Il se produit avec divers orchestres à Lausanne, Vevey, Sion ou encore Berne. « C’est à cette époque que j’ai commencé mes cours de direction d’orchestre à Bâle et réalisé mon premier enregistrement. » Le jour même où il apprend qu’il a réussi son diplôme de « Kappelmeister », on lui offre la direction du Conservatoire de Lausanne, une institution un peu vieillissante qu’il réformera de fond en comble : il relève les salaires de professeurs et crée une caisse de pension pour eux ; il organise des concerts d’échange avec d’autre conservatoires et fonde une section opéra. Sous sa houlette, le Conservatoire monte cinq opéras, dont la Flûte enchantée de Mozart sous la direction d’Armin Jordan. « J’ai apporté au conservatoire un certain faste, un nouvel élan, mais ce pays n’aime pas les têtes qui dépassent et cela a été dur, se souvient-il. Alors pour me remonter le moral, je me suis inscrit au concours international pour chefs d’orchestre de Rio de Janeiro. »

Une bonne idée puisqu’il remporte les trois prix offerts par la prestigieuse institution, le premier prix, la médaille d’or et le prix de Villa-Lobos. On est alors en 1975. « C’était incroyable. J’étais en lice avec des chefs à la renommée internationale qui, pour la petite histoire, me toisaient de haut, si bien que j’avais l’impression qu’ils étaient meilleurs que moi. À la fin, ils ont tous été éliminés, et j’ai gagné. » Celle qui y croyait vraiment, c’était sa femme : « Il avait tellement travaillé. Je sentais qu’il allait remporter ce concours », se souvient-elle. Un tournant dans la carrière de Michel, qui prend alors une tournure internationale.

Il dirige partout, en Roumanie, en Italie, en Allemagne, et même en Turquie où il devient chef attitré de l’Orchestre d’Izmir : « C’était un orchestre d’État formé d’excellents solistes avec qui je suis devenu ami tout de suite. C’était une belle vie, » raconte-t-il les yeux brillants. Il y joue tout son répertoire, de la musique baroque, Mozart, Beethoven, Brahms, Tchaïkovsky et divers contemporains « Des compositeurs turcs ont même écrit pour moi. Je me sentais reconnu. Quand je me retourne sur ma vie, ce qui me peine, c’est le manque de reconnaissance de la Suisse pour ses artistes. »

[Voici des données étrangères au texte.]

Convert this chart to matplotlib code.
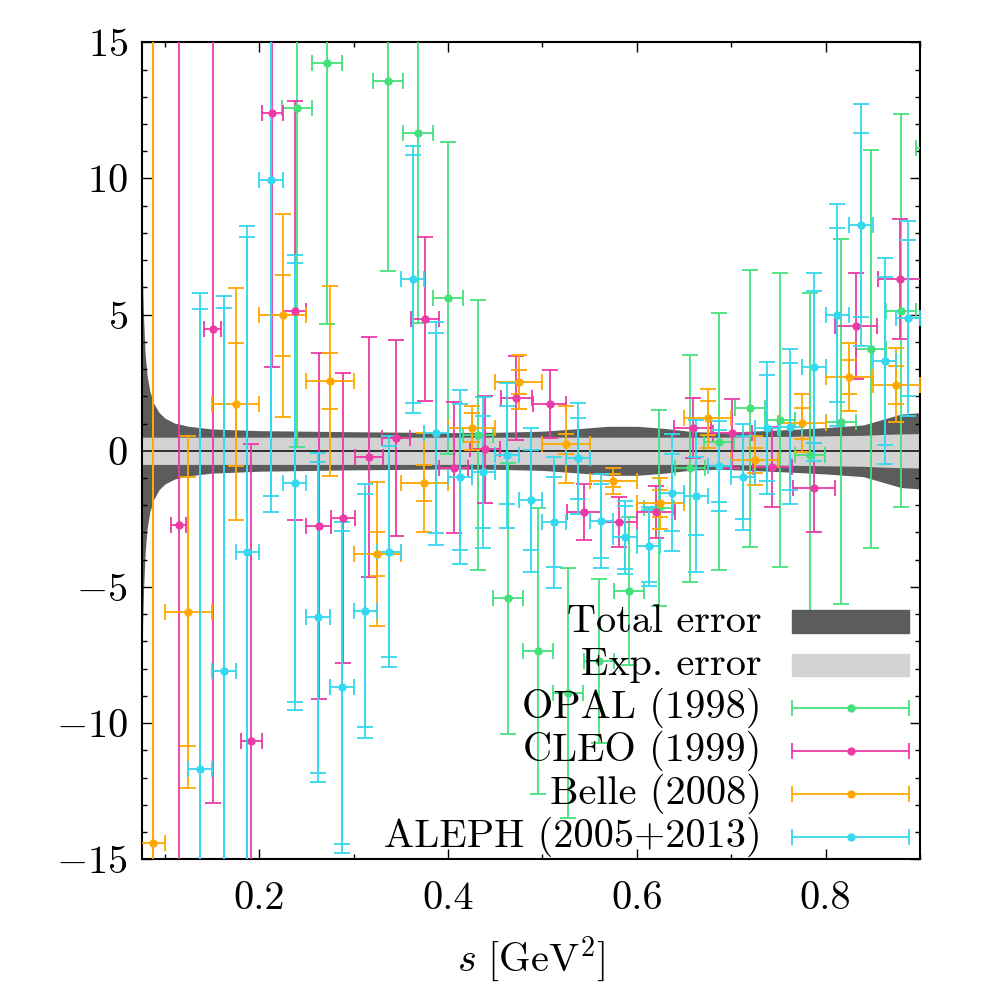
import matplotlib
matplotlib.use('Agg')
import matplotlib.pyplot as plt
from matplotlib.patches import Rectangle

plt.rcParams['font.family'] = 'serif'
plt.rcParams['font.serif'] = ['cmr10']
plt.rcParams['mathtext.fontset'] = 'cm'
plt.rcParams['axes.formatter.use_mathtext'] = True
plt.rcParams['font.size'] = 29

# error bands (relative deviation in %)
band_s = [0.0754, 0.0758, 0.0765, 0.0775, 0.079, 0.081, 0.084, 0.088, 0.094, 0.10,
          0.11, 0.125, 0.15, 0.2, 0.3, 0.4, 0.45, 0.5, 0.54, 0.57, 0.60, 0.63, 0.66,
          0.69, 0.72, 0.76, 0.80, 0.84, 0.86, 0.88, 0.9]
tot_hi = [9.0, 7.5, 6.0, 4.8, 3.6, 2.8, 2.2, 1.75, 1.4, 1.2, 1.02, 0.9, 0.8, 0.74, 0.7,
          0.67, 0.68, 0.72, 0.82, 0.9, 0.9, 0.82, 0.7, 0.68, 0.72, 0.78, 0.85, 0.95,
          1.15, 1.35, 1.4]
tot_lo = [-10.0, -8.0, -6.3, -5.0, -3.8, -2.9, -2.25, -1.8, -1.42, -1.22, -1.04, -0.92,
          -0.82, -0.75, -0.7, -0.67, -0.68, -0.72, -0.82, -0.9, -0.9, -0.82, -0.7, -0.68,
          -0.72, -0.78, -0.85, -0.95, -1.15, -1.35, -1.4]
exp_hi = [0.5] * 24 + [0.52, 0.53, 0.55, 0.57, 0.6, 0.62, 0.63]
exp_lo = [-v for v in exp_hi]

# OPAL (1998)
opal_s = [0.2403, 0.2720, 0.3364, 0.3680, 0.4000, 0.4320, 0.4637, 0.4954, 0.5270, 0.5600,
          0.5920, 0.6238, 0.6563, 0.6874, 0.7200, 0.7518, 0.7836, 0.8160, 0.8482, 0.8800,
          0.9115]
opal_y = [12.58, 14.25, 13.58, 11.68, 5.60, 0.58, -5.42, -7.34, -8.90, -7.71, -5.15, -2.10,
          -0.64, 0.33, 1.56, 1.13, -0.15, 1.07, 3.73, 5.15, 11.1]
opal_err = [12.45, 9.6, 6.98, 6.98, 5.73, 4.95, 4.99, 5.25, 4.6, 3.02, 2.73, 3.6, 4.17,
            4.72, 5.08, 5.39, 5.96, 6.7, 7.3, 7.23, 7.5]
opal_ds = [0.016] * len(opal_s)

# CLEO (1999)
cleo_s = [0.1146, 0.1505, 0.1915, 0.2137, 0.2374, 0.2629, 0.2887, 0.3163, 0.3450, 0.3752,
          0.4058, 0.4390, 0.4724, 0.5078, 0.5442, 0.5810, 0.6203, 0.6590, 0.7012, 0.7436,
          0.7878, 0.8323, 0.8790]
cleo_y = [-2.73, 4.47, -10.66, 12.39, 5.15, -2.76, -2.46, -0.22, 0.46, 4.83, -0.62, 0.05,
          1.95, 1.71, -2.25, -2.60, -2.24, 0.85, 0.64, -0.58, -1.35, 4.58, 6.31]
cleo_err = [20, 17.4, 10.9, 9.3, 7.7, 6.36, 5.32, 4.41, 3.6, 3.02, 2.4, 1.95, 1.54, 1.24,
            1.02, 0.92, 0.96, 1.1, 1.27, 1.47, 1.65, 1.94, 2.2]
cleo_ds = [0.008, 0.009, 0.011, 0.011, 0.012, 0.013, 0.013, 0.0145, 0.0145, 0.015, 0.0155,
           0.016, 0.0165, 0.0175, 0.018, 0.019, 0.02, 0.02, 0.021, 0.021, 0.022, 0.022, 0.023]

# Belle (2008)
belle_s = [0.0875, 0.125, 0.175, 0.225, 0.275, 0.325, 0.375, 0.425, 0.475, 0.525, 0.575,
           0.625, 0.675, 0.725, 0.775, 0.825, 0.875]
belle_y = [-14.4, -5.91, 1.71, 4.97, 2.57, -3.79, -1.17, 0.85, 2.52, 0.24, -1.10, -1.93,
           1.19, -0.34, 1.01, 2.72, 2.42]
belle_err = [35, 6.46, 4.25, 3.74, 3.48, 2.63, 1.83, 0.81, 1.0, 1.41, 0.48, 0.93, 1.07, 0.9,
             1.07, 1.25, 1.36]
belle_stat = [30, 4.93, 2.26, 1.49, 1.03, 0.8, 0.66, 0.52, 0.43, 0.37, 0.24, 0.5, 0.62, 0.46,
              0.56, 0.62, 0.69]
belle_ds = [0.0125] + [0.025] * 16

# ALEPH (2005+2013)
aleph_s = [0.1375, 0.1625, 0.1875, 0.2125, 0.2375, 0.2625, 0.2875, 0.3125, 0.3375, 0.3625,
           0.3875, 0.4125, 0.4375, 0.4625, 0.4875, 0.5125, 0.5375, 0.5625, 0.5875, 0.6125,
           0.6375, 0.6625, 0.6875, 0.7125, 0.7375, 0.7625, 0.7875, 0.8125, 0.8375, 0.8625,
           0.8875]
aleph_y = [-11.69, -8.09, -3.70, 9.93, -1.17, -6.12, -8.69, -5.87, -3.70, 6.30, 0.64, -0.97,
           -0.79, -0.17, -1.81, -2.63, -0.28, -2.57, -3.18, -3.50, -1.54, -1.66, -0.56,
           -0.97, 0.83, 0.89, 3.09, 4.99, 8.29, 3.30, 4.87]
aleph_err = [17.5, 13.77, 11.97, 12.19, 8.36, 6.05, 6.07, 4.66, 4.23, 4.9, 4.1, 3.2, 2.78,
             2.66, 2.65, 2.39, 2.03, 1.73, 1.35, 1.45, 2.15, 2.78, 1.64, 1.95, 2.42, 2.86,
             3.45, 4.07, 4.43, 3.77, 3.58]
aleph_stat = [16.9, 13.32, 11.56, 11.6, 8.05, 5.72, 5.74, 4.28, 3.88, 4.56, 3.67, 2.68, 2.05,
              1.8, 1.83, 1.65, 1.48, 1.35, 1.16, 1.33, 1.42, 1.43, 1.31, 1.52, 1.95, 2.34,
              2.79, 3.2, 3.39, 3.09, 2.87]
aleph_ds = [0.0125] * len(aleph_s)

c_total = '#5c5c5c'
c_exp = '#d3d3d3'
c_opal = '#45e07c'
c_cleo = '#ec3aa6'
c_belle = '#ffa800'
c_aleph = '#35d8ef'

fig = plt.figure(figsize=(9.97, 9.97), dpi=100)
ax = fig.add_axes([0.1421, 0.1381, 0.7807, 0.8195])

ax.fill_between(band_s, tot_lo, tot_hi, color=c_total, lw=0, zorder=1)
ax.fill_between(band_s, exp_lo, exp_hi, color=c_exp, lw=0, zorder=2)
ax.axhline(0, color='#222222', lw=1.3, zorder=3)

eb = dict(fmt='o', ms=5, lw=1.3, capsize=6, capthick=1.3, zorder=4)
ax.errorbar(opal_s, opal_y, yerr=opal_err, xerr=opal_ds, color=c_opal, **eb)
ax.errorbar(cleo_s, cleo_y, yerr=cleo_err, xerr=cleo_ds, color=c_cleo, **eb)
ax.errorbar(belle_s, belle_y, yerr=belle_err, xerr=belle_ds, color=c_belle, **eb)
ax.errorbar(belle_s, belle_y, yerr=belle_stat, fmt='none', ecolor=c_belle, lw=1.3,
            capsize=6, capthick=1.3, zorder=4)
ax.errorbar(aleph_s, aleph_y, yerr=aleph_err, xerr=aleph_ds, color=c_aleph, **eb)
ax.errorbar(aleph_s, aleph_y, yerr=aleph_stat, fmt='none', ecolor=c_aleph, lw=1.3,
            capsize=6, capthick=1.3, zorder=4)

ax.set_xticks([0.2, 0.4, 0.6, 0.8])
ax.set_xticklabels(['0.2', '0.4', '0.6', '0.8'])
ax.set_xticks([0.1, 0.3, 0.5, 0.7, 0.9], minor=True)
ax.set_yticks([-15, -10, -5, 0, 5, 10, 15])
ax.set_yticks(range(-15, 16), minor=True)
ax.tick_params(which='both', direction='in', top=True, right=True, width=1.0)
ax.tick_params(which='major', length=7.5)
ax.tick_params(which='minor', length=3.8)
ax.tick_params(axis='x', pad=16)
ax.tick_params(axis='y', pad=10)
for sp in ax.spines.values():
    sp.set_linewidth(1.5)
ax.set_xlabel(r'$s\ [\mathrm{GeV}^2]$', labelpad=12)

# legend drawn by hand, gnuplot style (text right aligned, sample on the right)
labels = ['Total error', 'Exp. error', 'OPAL (1998)', 'CLEO (1999)', 'Belle (2008)',
          'ALEPH (2005+2013)']
rows = [0.2908, 0.2378, 0.1855, 0.1326, 0.0799, 0.0273]
for lab, yy in zip(labels, rows):
    ax.text(0.7966, yy, lab, ha='right', va='center', transform=ax.transAxes, zorder=6)
ax.add_patch(Rectangle((0.836, rows[0] - 0.0139), 0.15, 0.0278, color=c_total,
                       transform=ax.transAxes, zorder=6))
ax.add_patch(Rectangle((0.836, rows[1] - 0.0139), 0.15, 0.0278, color=c_exp,
                       transform=ax.transAxes, zorder=6))
for col, yy in zip([c_opal, c_cleo, c_belle, c_aleph], rows[2:]):
    ax.errorbar([0.911], [yy], xerr=[0.075], fmt='o', ms=5, lw=1.3, capsize=6,
                capthick=1.3, color=col, transform=ax.transAxes, zorder=6, clip_on=False)

ax.set_xlim(0.0754, 0.9)
ax.set_ylim(-15, 15)
fig.savefig('out.png', dpi=100)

En 1985, c’est le grand départ pour l’Extrême-Orient. Une aventure extraordinaire et une période faste qui durera plus de 20 ans. « Taïwan m’avait proposé de diriger l’orchestre provincial de Taichung C’était l’année de l’anniversaire des 100 ans de Tchang Kaï-chek. Afin de le célébrer, j’ai joué partout sur l’île. Cela m’a donné un élan qui m’a permis de connaître beaucoup de gens. » Grâce à quoi, il devient ensuite l’un des chefs de l’orchestre de Taipeh. « J’ai acquis le statut de résident et d’employé du gouvernement qui m’envoyait où il voulait. »

Mais Michel ne fait pas que diriger. Il enseigne, compose et réalise de fascinants arrangements mêlant musique chinoise et musique occidentale : « Je suis vite devenu le type qui sait arranger la musique chinoise », sourit-il. Il écrit aussi un certain nombre d’opéra et d’œuvres pour instruments chinois, dont un est toujours joué à l’opéra national de Yilan à l’est de l’île. « La musique taïwanaise est une représentation de la nature. Je me souviens d’une partition qui s’appelle « L’arbre », et qui raconte l’histoire d’un penseur chinois qui s’arrête sous l’arbre, stoppe sa respiration, et se met dans l’énergie de l’arbre.  Il y a toute une philosophie dans la musique chinoise. »

En 2006, à l’âge de 75 ans, il donne sa démission provoquant la colère des Taïwanais qui ne comprennent pas cette décision : « J’ai dû me justifier et leur expliquer mes raisons. » Mais la colère n’a qu’un temps et en 2017, il obtient la citoyenneté d’honneur de la ville de Yilan. « C’était la première fois qu’ils la donnaient à un étranger. » Aujourd’hui, dans son appartement d’Orbe, où il règne une grande paix, Taiwan est partout, dans les photos, les objets, les souvenirs, comme un hommage à cette île qui lui a tant donné et à laquelle il a, lui aussi, tant donné.